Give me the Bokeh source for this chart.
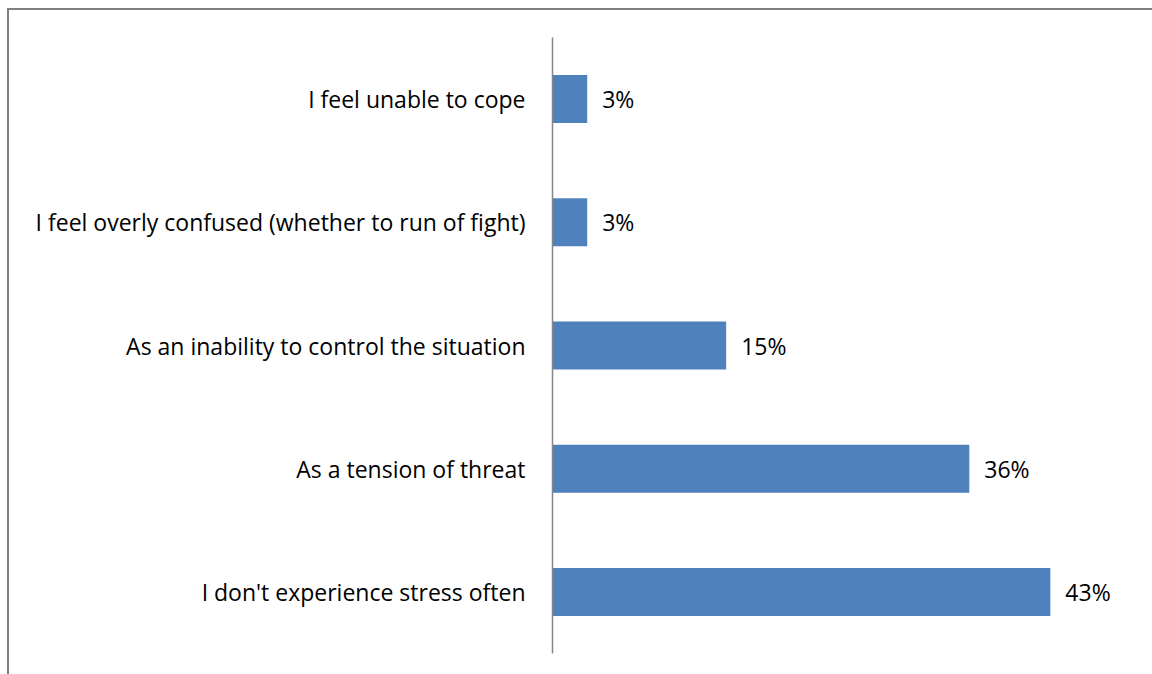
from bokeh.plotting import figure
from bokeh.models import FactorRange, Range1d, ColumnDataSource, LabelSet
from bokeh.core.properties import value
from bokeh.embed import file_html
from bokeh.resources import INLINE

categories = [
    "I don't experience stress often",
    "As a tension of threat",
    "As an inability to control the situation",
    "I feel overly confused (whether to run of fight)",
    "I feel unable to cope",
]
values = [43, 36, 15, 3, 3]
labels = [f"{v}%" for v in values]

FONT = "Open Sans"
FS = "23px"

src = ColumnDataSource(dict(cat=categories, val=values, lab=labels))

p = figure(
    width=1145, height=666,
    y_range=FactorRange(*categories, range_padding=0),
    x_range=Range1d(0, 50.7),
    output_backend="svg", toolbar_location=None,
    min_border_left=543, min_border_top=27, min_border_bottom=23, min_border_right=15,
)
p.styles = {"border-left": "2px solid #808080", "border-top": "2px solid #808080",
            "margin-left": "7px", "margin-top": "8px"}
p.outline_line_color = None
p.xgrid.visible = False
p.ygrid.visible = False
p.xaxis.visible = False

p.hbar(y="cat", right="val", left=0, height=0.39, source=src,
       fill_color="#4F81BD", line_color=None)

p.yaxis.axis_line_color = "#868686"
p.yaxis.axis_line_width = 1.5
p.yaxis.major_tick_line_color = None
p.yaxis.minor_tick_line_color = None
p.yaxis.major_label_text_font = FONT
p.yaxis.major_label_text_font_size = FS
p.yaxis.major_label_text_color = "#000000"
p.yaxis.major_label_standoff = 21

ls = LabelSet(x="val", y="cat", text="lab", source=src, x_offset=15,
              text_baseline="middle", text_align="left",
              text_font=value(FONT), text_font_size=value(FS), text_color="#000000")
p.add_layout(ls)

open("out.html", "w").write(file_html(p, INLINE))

* * *

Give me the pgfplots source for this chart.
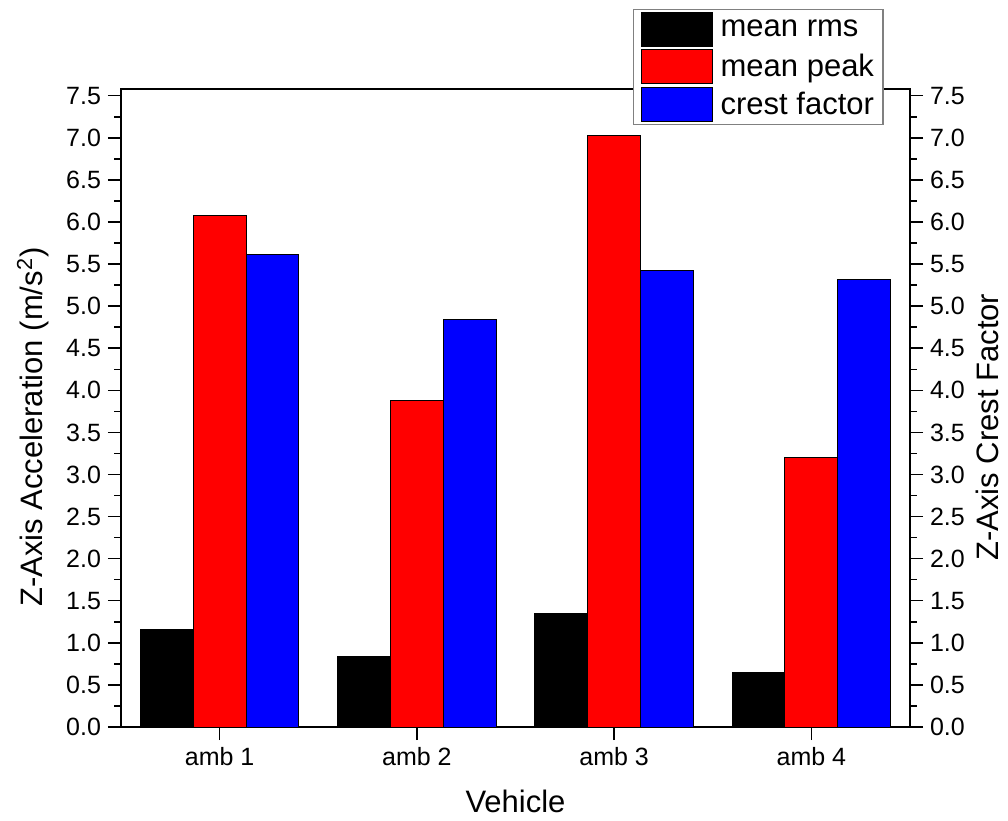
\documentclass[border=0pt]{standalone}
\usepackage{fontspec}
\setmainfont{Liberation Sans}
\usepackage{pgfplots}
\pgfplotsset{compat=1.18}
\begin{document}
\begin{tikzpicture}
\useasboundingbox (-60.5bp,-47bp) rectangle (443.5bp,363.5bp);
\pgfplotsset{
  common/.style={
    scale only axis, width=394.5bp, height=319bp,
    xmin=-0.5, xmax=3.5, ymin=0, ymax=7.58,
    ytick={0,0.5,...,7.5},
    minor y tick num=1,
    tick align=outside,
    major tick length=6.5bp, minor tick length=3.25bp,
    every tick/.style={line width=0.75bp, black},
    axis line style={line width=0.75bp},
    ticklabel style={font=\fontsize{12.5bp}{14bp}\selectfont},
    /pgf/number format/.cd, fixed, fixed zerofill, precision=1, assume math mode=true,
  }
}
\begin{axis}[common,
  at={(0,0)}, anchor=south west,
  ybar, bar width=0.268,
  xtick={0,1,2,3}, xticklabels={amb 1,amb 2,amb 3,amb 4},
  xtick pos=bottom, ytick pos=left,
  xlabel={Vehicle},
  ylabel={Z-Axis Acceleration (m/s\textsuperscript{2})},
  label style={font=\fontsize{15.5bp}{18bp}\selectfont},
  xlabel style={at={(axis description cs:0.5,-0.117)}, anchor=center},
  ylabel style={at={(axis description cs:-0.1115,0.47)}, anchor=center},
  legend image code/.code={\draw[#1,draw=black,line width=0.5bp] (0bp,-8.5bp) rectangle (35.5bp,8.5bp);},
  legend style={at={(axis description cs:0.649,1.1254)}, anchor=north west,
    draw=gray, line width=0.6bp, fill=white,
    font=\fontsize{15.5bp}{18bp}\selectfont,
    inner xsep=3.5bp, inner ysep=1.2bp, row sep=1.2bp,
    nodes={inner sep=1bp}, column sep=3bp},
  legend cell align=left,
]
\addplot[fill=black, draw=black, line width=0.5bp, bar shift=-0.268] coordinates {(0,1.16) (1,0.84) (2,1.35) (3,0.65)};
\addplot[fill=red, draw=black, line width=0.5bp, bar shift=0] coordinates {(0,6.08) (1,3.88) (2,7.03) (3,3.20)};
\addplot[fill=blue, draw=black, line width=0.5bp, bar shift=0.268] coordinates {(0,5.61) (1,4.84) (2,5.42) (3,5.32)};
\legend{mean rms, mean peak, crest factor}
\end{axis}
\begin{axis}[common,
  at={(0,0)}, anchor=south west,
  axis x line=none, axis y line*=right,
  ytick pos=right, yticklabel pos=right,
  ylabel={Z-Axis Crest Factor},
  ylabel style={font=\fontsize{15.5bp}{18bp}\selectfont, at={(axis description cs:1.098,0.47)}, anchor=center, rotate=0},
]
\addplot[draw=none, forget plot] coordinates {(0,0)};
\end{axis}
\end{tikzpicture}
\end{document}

...

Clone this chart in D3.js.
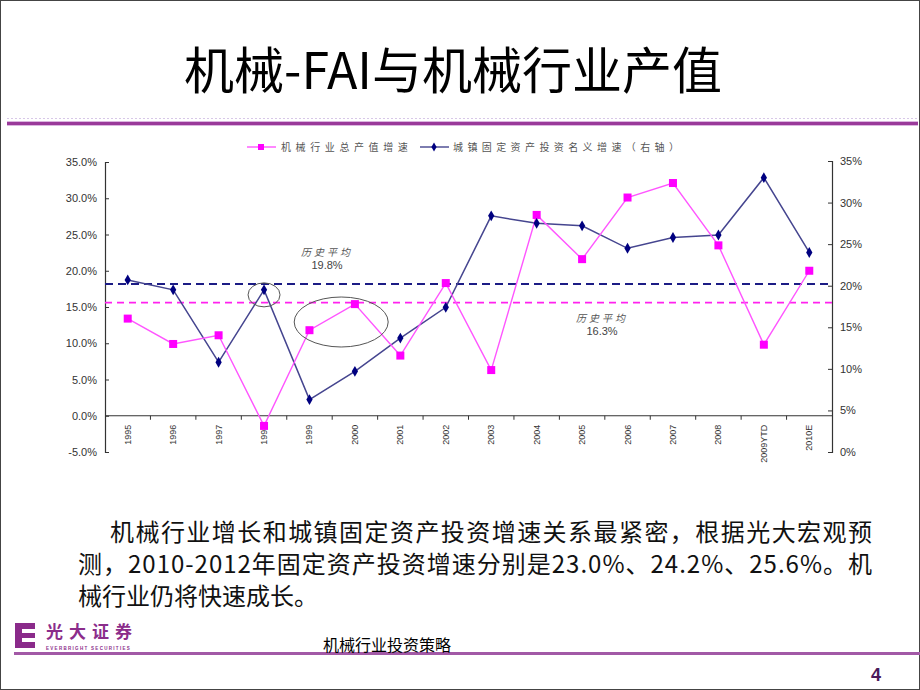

What to do: Using the entries above, transcribe every line from the line containing "Give me the Bokeh source for this chart." through the line containing "ColumnDataSource(dict(cat=categories, val=values, lab=labels))". Do not copy pictures.

Written reply:
Give me the Bokeh source for this chart.
from bokeh.plotting import figure
from bokeh.models import FactorRange, Range1d, ColumnDataSource, LabelSet
from bokeh.core.properties import value
from bokeh.embed import file_html
from bokeh.resources import INLINE

categories = [
    "I don't experience stress often",
    "As a tension of threat",
    "As an inability to control the situation",
    "I feel overly confused (whether to run of fight)",
    "I feel unable to cope",
]
values = [43, 36, 15, 3, 3]
labels = [f"{v}%" for v in values]

FONT = "Open Sans"
FS = "23px"

src = ColumnDataSource(dict(cat=categories, val=values, lab=labels))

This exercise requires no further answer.